Oba ujęcia przypisują sztuce funkcje poznawcze
Sztuka jest organem poznania . W koncepcji magicznej zyskuje ona przywilej źródłowego organu poznania, a w ujęciu ejdetycznym jest ilustracją idei, czy tego co idealne. Sam Platon w „Państwie” powiada: najpiękniejsze są kwadraty, trójkąty i koła, bo najmniej jest tworzywa zmysłowego i najmniej uczuć. Matematyk jednym aktem intuicji ujmuje trójkąt, kwadrat i koło w definicji. Tu objawia się samo piękno. Jest to jakby zapowiedź abstrakcjonizmu geometrycznego.
W abstrakcjonizmie geometrycznym jest Platon, jest ta teza, że to co najpiękniejsze jest źródłem bytu czy samym bytem i ujawnia się nam w intuicji.
Mamy więc problem teorii sztuki za sobą. Pamiętajmy, że są trzy teorie konkurujące ze sobą.
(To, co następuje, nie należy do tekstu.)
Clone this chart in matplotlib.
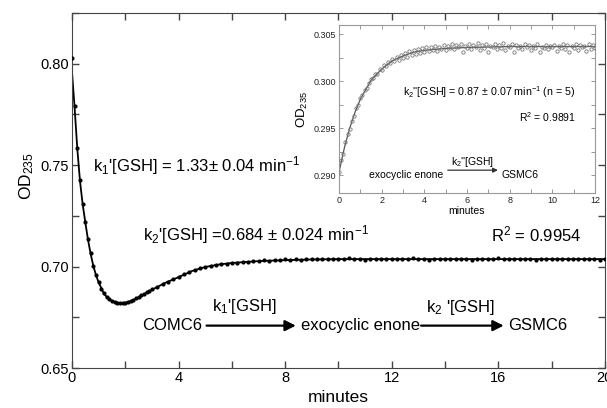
import numpy as np
import matplotlib.pyplot as plt
from matplotlib.ticker import MultipleLocator

plt.rcParams['font.family'] = ['Liberation Sans', 'DejaVu Sans']
plt.rcParams['mathtext.fontset'] = 'custom'
plt.rcParams['mathtext.rm'] = 'Liberation Sans'
plt.rcParams['mathtext.it'] = 'Liberation Sans:italic'

# COMC6 + GSH, absorbance at 235 nm
t_early = [0.0, 0.1, 0.2, 0.3, 0.4, 0.5, 0.6, 0.7, 0.8, 0.9,
           1.0, 1.1, 1.2, 1.3, 1.4, 1.5, 1.6, 1.7, 1.8, 1.9,
           2.0, 2.1, 2.2, 2.3, 2.4, 2.5, 2.6, 2.7, 2.8, 2.9, 3.0]
od_early = [0.8030, 0.7790, 0.7585, 0.7425, 0.7310, 0.7220, 0.7135, 0.7065, 0.7005, 0.6960,
            0.6925, 0.6892, 0.6868, 0.6850, 0.6838, 0.6830, 0.6826, 0.6822, 0.6820, 0.6821,
            0.6823, 0.6826, 0.6831, 0.6837, 0.6845, 0.6851, 0.6859, 0.6867, 0.6874, 0.6882, 0.6889]
t_late = list(np.round(np.arange(3.2, 20.01, 0.2), 2))
od_late = [0.6900, 0.6913, 0.6926, 0.6938, 0.6950, 0.6962, 0.6973, 0.6983, 0.6992, 0.6999,
           0.7005, 0.7008, 0.7013, 0.7014, 0.7019, 0.7020, 0.7023, 0.7025, 0.7027, 0.7029,
           0.7031, 0.7030, 0.7034, 0.7032, 0.7035, 0.7033, 0.7036, 0.7034, 0.7037, 0.7035,
           0.7038, 0.7035, 0.7039, 0.7036, 0.7038, 0.7035, 0.7040, 0.7036, 0.7038, 0.7034,
           0.7039, 0.7036, 0.7038, 0.7035, 0.7039, 0.7037, 0.7038, 0.7035, 0.7040, 0.7036,
           0.7038, 0.7034, 0.7039, 0.7036, 0.7038, 0.7035, 0.7039, 0.7037, 0.7038, 0.7034,
           0.7039, 0.7036, 0.7038, 0.7035, 0.7040, 0.7036, 0.7038, 0.7035, 0.7039, 0.7036,
           0.7038, 0.7034, 0.7039, 0.7036, 0.7038, 0.7035, 0.7039, 0.7037, 0.7038, 0.7035,
           0.7039, 0.7036, 0.7038, 0.7034, 0.7038]
t_main = t_early + t_late
od_main = od_early + od_late

# biexponential fit curve
t_fit = [0.0, 0.1, 0.2, 0.3, 0.4, 0.5, 0.6, 0.7, 0.8, 0.9, 1.0, 1.2, 1.4, 1.6, 1.8,
         2.0, 2.3, 2.6, 3.0, 3.5, 4.0, 4.5, 5.0, 5.5, 6.0, 7.0, 8.0, 9.0, 10.0, 20.0]
od_fit = [0.7960, 0.7780, 0.7580, 0.7422, 0.7308, 0.7218, 0.7133, 0.7063, 0.7004, 0.6958,
          0.6922, 0.6866, 0.6837, 0.6825, 0.6820, 0.6822, 0.6834, 0.6857, 0.6886, 0.6920,
          0.6948, 0.6978, 0.6998, 0.7010, 0.7018, 0.7027, 0.7032, 0.7035, 0.7037, 0.7037]

# exocyclic enone + GSH (inset)
t_ins = list(np.round(np.arange(0, 12.01, 0.1), 1))
od_ins = [0.2903, 0.2916, 0.2923, 0.2935, 0.2944, 0.2949, 0.2958, 0.2963, 0.2972, 0.2975,
          0.2982, 0.2985, 0.2991, 0.2993, 0.2998, 0.3002, 0.3003, 0.3008, 0.3008, 0.3013,
          0.3012, 0.3017, 0.3016, 0.3021, 0.3019, 0.3024, 0.3022, 0.3026, 0.3023, 0.3028,
          0.3025, 0.3030, 0.3026, 0.3032, 0.3028, 0.3033, 0.3029, 0.3034, 0.3030, 0.3035,
          0.3031, 0.3036, 0.3032, 0.3037, 0.3033, 0.3038, 0.3032, 0.3037, 0.3034, 0.3039,
          0.3033, 0.3038, 0.3035, 0.3040, 0.3034, 0.3039, 0.3036, 0.3040, 0.3031, 0.3038,
          0.3035, 0.3040, 0.3034, 0.3039, 0.3036, 0.3041, 0.3033, 0.3039, 0.3035, 0.3040,
          0.3031, 0.3038, 0.3036, 0.3040, 0.3034, 0.3039, 0.3035, 0.3041, 0.3033, 0.3038,
          0.3036, 0.3040, 0.3031, 0.3039, 0.3035, 0.3038, 0.3034, 0.3040, 0.3036, 0.3039,
          0.3033, 0.3038, 0.3035, 0.3040, 0.3031, 0.3037, 0.3035, 0.3039, 0.3034, 0.3038,
          0.3036, 0.3039, 0.3032, 0.3038, 0.3035, 0.3040, 0.3034, 0.3039, 0.3031, 0.3038,
          0.3035, 0.3040, 0.3033, 0.3039, 0.3036, 0.3038, 0.3032, 0.3040, 0.3034, 0.3039,
          0.3035]
t_ins_fit = [0.0, 0.25, 0.5, 0.75, 1.0, 1.25, 1.5, 1.75, 2.0, 2.5, 3.0, 3.5, 4.0, 5.0, 6.0, 8.0, 12.0]
od_ins_fit = [0.2903, 0.2929, 0.2950, 0.2967, 0.2981, 0.2991, 0.3001, 0.3007, 0.3013,
              0.3022, 0.3027, 0.3031, 0.3033, 0.3035, 0.3036, 0.3037, 0.3037]

fig = plt.figure(figsize=(6.07, 4.08), dpi=100)
ax = fig.add_axes([0.1186, 0.098, 0.878, 0.870])

ax.plot(t_fit, od_fit, color='black', lw=1.3, zorder=2)
ax.plot(t_main, od_main, 'o', color='black', ms=2.0, zorder=3)

ax.set_xlim(0, 20)
ax.set_ylim(0.65, 0.825)
ax.xaxis.set_major_locator(MultipleLocator(4))
ax.xaxis.set_minor_locator(MultipleLocator(2))
ax.yaxis.set_major_locator(MultipleLocator(0.05))
ax.yaxis.set_minor_locator(MultipleLocator(0.025))
ax.yaxis.set_major_formatter(plt.FuncFormatter(lambda v, p: f'{v:.2f}'))
ax.tick_params(which='both', direction='in', top=True, right=True, length=5,
               width=1, color='#444444', labelsize=10.5, pad=2)
for s in ax.spines.values():
    s.set_color('#444444')
ax.set_xlabel('minutes', fontsize=12.5, labelpad=4)
ax.set_ylabel('OD$_{235}$', fontsize=12.5)
ax.yaxis.set_label_coords(-0.068, 0.54)

fs = 12
ax.text(0.78, 0.750, "k$_1$'[GSH] = 1.33$\\pm$ 0.04 min$^{-1}$", fontsize=fs, va='center')
ax.text(2.65, 0.7158, "k$_2$'[GSH] =0.684 $\\pm$ 0.024 min$^{-1}$", fontsize=fs, va='center')
ax.text(15.74, 0.7158, "R$^2$ = 0.9954", fontsize=fs, va='center')

ax.text(2.62, 0.6709, "COMC6", fontsize=fs, va='center')
ax.annotate('', xy=(8.4, 0.6709), xytext=(5.05, 0.6709),
            arrowprops=dict(arrowstyle='-|>', color='black', lw=1.6, mutation_scale=16,
                            shrinkA=0, shrinkB=0))
ax.text(5.27, 0.6805, "k$_1$'[GSH]", fontsize=fs, va='center')
ax.text(8.6, 0.6709, "exocyclic enone", fontsize=fs, va='center')
ax.annotate('', xy=(16.2, 0.6709), xytext=(13.1, 0.6709),
            arrowprops=dict(arrowstyle='-|>', color='black', lw=1.6, mutation_scale=16,
                            shrinkA=0, shrinkB=0))
ax.text(13.27, 0.6800, "k$_2$ '[GSH]", fontsize=fs, va='center')
ax.text(16.37, 0.6709, "GSMC6", fontsize=fs, va='center')

# inset
ins = fig.add_axes([0.5585, 0.527, 0.4217, 0.4118])
ins.plot(t_ins_fit, od_ins_fit, color='#555555', lw=0.9, zorder=2)
ins.plot(t_ins, od_ins, 'o', mfc='none', mec='#777777', mew=0.6, ms=2.4, zorder=3)
ins.set_xlim(0, 12)
ins.set_ylim(0.2881, 0.3060)
ins.xaxis.set_major_locator(MultipleLocator(2))
ins.xaxis.set_minor_locator(MultipleLocator(1))
ins.yaxis.set_major_locator(MultipleLocator(0.005))
ins.yaxis.set_minor_locator(MultipleLocator(0.0025))
ins.yaxis.set_major_formatter(plt.FuncFormatter(lambda v, p: f'{v:.3f}'))
ins.tick_params(which='both', direction='in', top=True, right=True, length=3,
                width=0.6, color='#888888', labelsize=6.5, pad=2, labelcolor='#222222')
for s in ins.spines.values():
    s.set_color('#999999')
    s.set_linewidth(0.8)
ins.set_xlabel('minutes', fontsize=7.5, labelpad=1)
ins.set_ylabel('OD$_{235}$', fontsize=9.5, labelpad=3)

ins.text(3.0, 0.29883, "k$_2$''[GSH] = 0.87 $\\pm$ 0.07 min$^{-1}$ (n = 5)", fontsize=7.7,
         va='center')
ins.text(8.45, 0.29617, "R$^2$ = 0.9891", fontsize=7.5, va='center')
ins.text(1.41, 0.2900, "exocyclic enone", fontsize=7.5, va='center')
ins.annotate('', xy=(7.45, 0.29053), xytext=(5.1, 0.29053),
             arrowprops=dict(arrowstyle='-|>', color='#333333', lw=0.9, mutation_scale=7,
                             shrinkA=0, shrinkB=0))
ins.text(5.25, 0.29138, "k$_2$''[GSH]", fontsize=7.5, va='center')
ins.text(7.6, 0.2900, "GSMC6", fontsize=7.5, va='center')

fig.savefig('out.png', dpi=100)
Te koncepcje wyrastają z określonych poglądów filozoficznych, do których musimy dotrzeć i pokazać jak owe ujęcia filozoficzne lub pseudofilozoficzne, z konieczności prowadzą do teorii ejdetycznej i magiczno ekspresyjnej.
Nieboszczyk Miłosz kiedy był na Kul-u prowadzono go, jakby prowadzono proroka, szał wszyscy się zerwali, wielkie rzeczy się dzieją! A on do tych profesorów polonistyki mówi: Co wy możecie wiedzieć o poezji? We mnie daimonion jest. Bo poezja jest domeną szału twórczego, maniji twórczej. Poeta nie wie co pisze, to Bóg kieruje jego ręką, czy jakieś siły kosmiczne. Brawa Miłosz dostał ogromne. Bo jak coś kadzi tajemniczością to Kowalskim się podoba.